A explosão do sucesso de Cesária nos palcos de França e mais tarde em vários outros palcos mundiais – onde o multi-instrumentista se destacou – trouxe a desilusão ao artista.

“Ao começar a ganhar terreno, implantam uma máfia para vir enganar o mundo inteiro com uma rainha fantasma, mentindo ao povo acerca do próprio folclore. O nosso folclore foi deturpado. Tínhamos as mornas, as coladeiras, os batuques, os funanás, as bandeironas. A música de Cabo Verde ficou reduzida à morna, menosprezando os outros ritmos que nunca foram mencionados nem nunca mais foram tratados”, contou.

E vaticinou: “A música de Cabo Verde está condenada ao extermínio”.

“Pararam todos os nossos artistas de Cabo Verde com contratos de exclusividade. A Lusáfrica [discográfica fundada por José da Silva] carimbou essas pessoas, não lhes deu trabalho e também não lhes deixou trabalhar para mais ninguém. Por isso a Cesária foi vista como produto único, só ela funcionava. Estava e ainda está nos planos dessa gente mostrar que só a Cesária funcionou. Aquilo não é funcionamento, é mentira. Se é mentira, eu não posso colaborar nisso”, adiantou.

E sublinhou que, mesmo os outros artistas que foram aparecendo, foram ganhando fama por terem cantado ou tocado com Cesária, não pelo seu mérito.

“Não se conhece nenhum artista com nome, depois da Cesária. Só os pequeninos que eles não deixam crescer e que têm muito mais talento que a Cesária”.

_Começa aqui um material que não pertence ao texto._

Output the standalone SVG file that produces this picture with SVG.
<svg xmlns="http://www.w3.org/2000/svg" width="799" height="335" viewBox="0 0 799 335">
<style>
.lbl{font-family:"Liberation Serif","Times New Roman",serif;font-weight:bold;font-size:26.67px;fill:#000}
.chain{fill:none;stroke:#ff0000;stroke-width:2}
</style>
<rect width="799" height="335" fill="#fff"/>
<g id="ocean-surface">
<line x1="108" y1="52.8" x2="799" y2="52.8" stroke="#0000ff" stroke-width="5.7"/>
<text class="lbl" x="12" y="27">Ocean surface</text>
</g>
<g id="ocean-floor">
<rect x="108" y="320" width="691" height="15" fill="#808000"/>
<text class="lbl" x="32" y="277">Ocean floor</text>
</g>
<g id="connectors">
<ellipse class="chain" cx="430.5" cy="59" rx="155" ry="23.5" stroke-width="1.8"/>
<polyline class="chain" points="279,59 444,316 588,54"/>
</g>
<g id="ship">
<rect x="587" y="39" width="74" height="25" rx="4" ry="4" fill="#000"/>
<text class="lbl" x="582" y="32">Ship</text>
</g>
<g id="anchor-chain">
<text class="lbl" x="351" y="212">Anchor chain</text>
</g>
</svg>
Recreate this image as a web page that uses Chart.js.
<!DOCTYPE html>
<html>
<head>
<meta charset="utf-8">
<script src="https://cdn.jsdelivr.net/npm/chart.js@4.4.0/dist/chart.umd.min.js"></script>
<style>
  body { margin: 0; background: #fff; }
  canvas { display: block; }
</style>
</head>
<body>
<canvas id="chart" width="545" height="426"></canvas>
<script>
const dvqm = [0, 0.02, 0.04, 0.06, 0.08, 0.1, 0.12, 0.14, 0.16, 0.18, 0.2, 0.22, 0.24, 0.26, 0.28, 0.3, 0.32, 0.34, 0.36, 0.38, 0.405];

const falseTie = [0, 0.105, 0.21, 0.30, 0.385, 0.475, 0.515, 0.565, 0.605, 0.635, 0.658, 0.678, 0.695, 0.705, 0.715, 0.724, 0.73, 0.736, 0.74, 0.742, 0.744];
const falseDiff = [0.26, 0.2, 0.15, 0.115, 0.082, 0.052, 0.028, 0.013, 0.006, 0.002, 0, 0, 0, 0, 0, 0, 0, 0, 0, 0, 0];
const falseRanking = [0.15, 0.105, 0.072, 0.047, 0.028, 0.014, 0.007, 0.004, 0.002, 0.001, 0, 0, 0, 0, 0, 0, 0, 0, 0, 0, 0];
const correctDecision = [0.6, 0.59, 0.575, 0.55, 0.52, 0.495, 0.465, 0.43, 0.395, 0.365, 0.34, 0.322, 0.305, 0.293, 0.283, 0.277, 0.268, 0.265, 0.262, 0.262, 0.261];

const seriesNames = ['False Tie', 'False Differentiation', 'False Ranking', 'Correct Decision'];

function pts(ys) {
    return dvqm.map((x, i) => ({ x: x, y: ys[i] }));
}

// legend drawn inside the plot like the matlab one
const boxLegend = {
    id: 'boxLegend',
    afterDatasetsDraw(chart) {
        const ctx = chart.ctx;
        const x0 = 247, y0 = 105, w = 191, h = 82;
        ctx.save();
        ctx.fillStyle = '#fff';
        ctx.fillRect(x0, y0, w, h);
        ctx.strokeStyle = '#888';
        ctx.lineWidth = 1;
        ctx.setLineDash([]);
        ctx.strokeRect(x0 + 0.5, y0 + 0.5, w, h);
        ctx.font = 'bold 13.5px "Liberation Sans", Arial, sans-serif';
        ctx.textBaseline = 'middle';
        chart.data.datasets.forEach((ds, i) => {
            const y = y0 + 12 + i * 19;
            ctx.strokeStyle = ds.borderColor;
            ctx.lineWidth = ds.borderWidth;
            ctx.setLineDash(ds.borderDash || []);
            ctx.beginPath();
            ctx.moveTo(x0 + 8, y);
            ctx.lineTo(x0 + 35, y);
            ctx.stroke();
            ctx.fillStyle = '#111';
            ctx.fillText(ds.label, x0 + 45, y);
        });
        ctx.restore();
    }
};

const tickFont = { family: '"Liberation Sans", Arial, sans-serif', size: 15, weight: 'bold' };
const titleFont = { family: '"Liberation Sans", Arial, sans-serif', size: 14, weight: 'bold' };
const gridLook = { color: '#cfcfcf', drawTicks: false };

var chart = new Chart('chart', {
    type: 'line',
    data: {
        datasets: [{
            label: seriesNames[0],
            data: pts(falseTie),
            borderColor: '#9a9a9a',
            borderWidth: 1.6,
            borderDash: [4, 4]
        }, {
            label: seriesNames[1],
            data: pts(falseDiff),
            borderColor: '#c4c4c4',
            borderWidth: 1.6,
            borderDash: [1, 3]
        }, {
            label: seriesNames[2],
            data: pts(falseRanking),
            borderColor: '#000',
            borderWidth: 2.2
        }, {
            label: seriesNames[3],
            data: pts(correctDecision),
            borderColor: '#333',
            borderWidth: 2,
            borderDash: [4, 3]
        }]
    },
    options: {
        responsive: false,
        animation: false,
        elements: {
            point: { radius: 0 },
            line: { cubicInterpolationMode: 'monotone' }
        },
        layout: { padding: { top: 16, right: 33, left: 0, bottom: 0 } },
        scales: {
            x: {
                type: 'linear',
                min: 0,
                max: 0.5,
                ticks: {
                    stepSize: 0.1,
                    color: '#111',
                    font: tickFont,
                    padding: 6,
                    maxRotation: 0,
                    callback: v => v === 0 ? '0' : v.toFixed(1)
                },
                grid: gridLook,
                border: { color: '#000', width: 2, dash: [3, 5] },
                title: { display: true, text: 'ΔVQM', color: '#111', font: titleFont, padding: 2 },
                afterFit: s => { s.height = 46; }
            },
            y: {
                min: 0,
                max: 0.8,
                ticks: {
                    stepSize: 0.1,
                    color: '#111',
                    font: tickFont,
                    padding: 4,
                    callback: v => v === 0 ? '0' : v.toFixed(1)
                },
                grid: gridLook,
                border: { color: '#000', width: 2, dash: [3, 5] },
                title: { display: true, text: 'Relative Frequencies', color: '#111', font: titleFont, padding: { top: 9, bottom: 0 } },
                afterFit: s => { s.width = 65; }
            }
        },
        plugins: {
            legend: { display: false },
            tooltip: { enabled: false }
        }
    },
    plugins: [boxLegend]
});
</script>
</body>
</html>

Em 1996, Paulino Vieira saiu de cena, mas apenas dos palcos grandes, pois continuou a criar e inclusive a fazer espetáculos “às escondidas”, pois não queria que as suas produções fossem “aproveitadas” para fazer promoção.

“Eu não quis isso. Não queria ser um macaquinho nas mãos dessa gente”, referiu, acrescentando que a decisão de se afastar de certas pessoas teve custos, denunciando perseguições e até uma tentativa de o fazer passar por louco.

E mandou retirar todas as referências ao seu nome na promoção de Cabo Verde, inclusive do Centro Cultural Paulino Vieira, em São Nicolau.

Paulino continua a ser um pensador, optando muitas vezes para se isolar de um mundo que o entristece.

“Quando olho para o mundo, esse mundo que nós vemos, eu fico um bocado triste. Quando estou isolado estou plenamente no alto e depois, quando uma pessoa desce para baixo, vê esse pessoal se matando e as pessoas morrendo. Eu não vim ao mundo para ver isso”.

Longe da ribalta, mas não da produção, diz que tem um stock de 30 anos de composições que o mundo não conhece. Músicas do mundo e não de um só país e tão pouco apenas de Cabo Verde, pois, como gosta de sublinhar, Paulino era dos cabo-verdianos, mas também dos angolanos e dos moçambicanos e de todos que o procuraram para partilhar um pouco da sua genialidade.

Recentemente, deu um espetáculo no Centro Cultural de Belém (CCB), em Lisboa, em que mostrou a versatilidade que o caracteriza, num show que apresentou como “um simples ensaio”, dedicado aos trabalhadores, àqueles que, ainda que na sombra, são os que fazem a máquina funcionar.